To create a modular product, you must first thoroughly define it by developing a detailed architecture or interface specification, says Baldwin. One example is the specification Microsoft lays down for creating Windows software. Boundaries must be specific so you know what you are doing and what your module maker's terrain is, adds Baldwin.
Modular companies themselves, however, must be agile and adaptable, says Baldwin. That's because modularity calls for all kinds of joint ventures: outsourcing, flexible hiring, and other complex relationships between the architecture owners and the module creators.
And business owners adopting a modular strategy have to be ready to relinquish control when it comes to exactly what their module-makers create, adds Dubinsky. "I try to take the philosophy of letting a thousand flowers blossom," she explains, "because we don't know what the next big thing is going to be."
Modularity works in two directions, of course. Small companies can prosper greatly by creating a complex new architecture as Palm did. "You can wind up like Microsoft, sitting on top," says Baldwin.
Companies without such a big vision can still profit by becoming module makers. That's what hard-drive makers have done since the 1960s, and what Windward and many other firms are doing with the Palm Pilot.
If you want to be a module maker, your strategy should be to look at a large system and try to find a piece you can do better, Baldwin says. You have to be fast (to beat the competition) and precise (to ensure a good fit with the system) if you want to succeed.

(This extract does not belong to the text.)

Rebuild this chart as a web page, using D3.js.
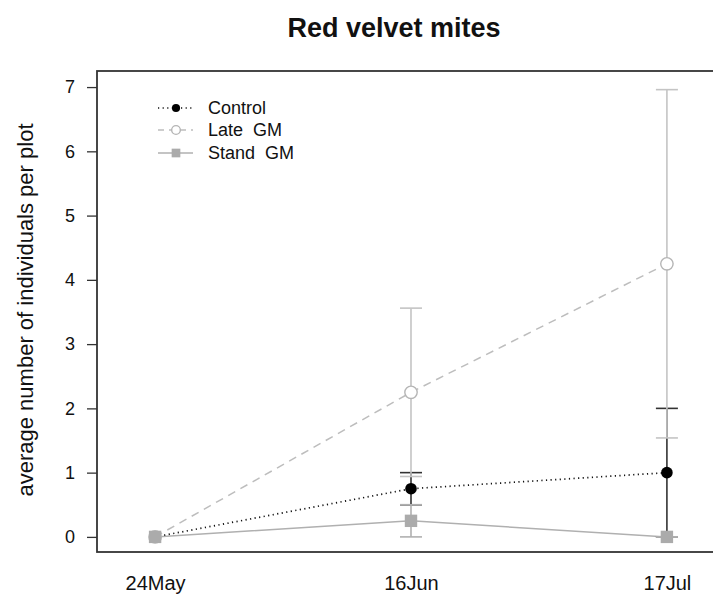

Neither architects nor module makers are guaranteed an easy ride. IBM's modular System 360 let third-party makers of plug-compatible equipment flourish at its expense. The PC that IBM went on to create was later almost completely taken away from them by cheaper competitors who plugged into its highly modular design.
Module makers face the problem of rivals being better at their game than they are. "If you can be a substitute," warns Baldwin, "then somebody can be a substitute for you. So you should always be looking over your shoulder."
Modular strategies can go wrong from the beginning if the architect doesn't know enough about the details of the overall product, adds Baldwin. The flaw commonly shows up only at the end, when the pieces of the puzzle don't fit. "That's when you have cost overruns, time overruns and systems that don't work," she says.
The major cost of a modular strategy, accordingly, is in developing the knowledge about your product or service. You have to know not only how to make it work but how to tell other people how to build a wide variety of add-ons that will function together seamlessly. This can be costly, Baldwin warns. IBM's original 360 development effort ran far over budget, for example, and Palm had to be acquired by modem maker US Robotics, which was later bought by 3Com, in order to fund the manufacturing and marketing of the Pilot.
The Modular Era
Despite its risks and limitations, modularity may be the dominant strategy of the future simply because it's easier to do today. Joint ventures and outsourcing, both key to modularity, are widely accepted now, notes Baldwin. And modern information-processing technology simplifies the creation and management of the knowledge needed to specify and control modular architectures.
Most important, modularity will catch on because it must. The rapid pace of change long familiar in the computer industry is making itself felt in other industries as well. Since modularity is one of the best ways of coping with rapid change, says Baldwin, it may soon be that you're either modular or you're marginal.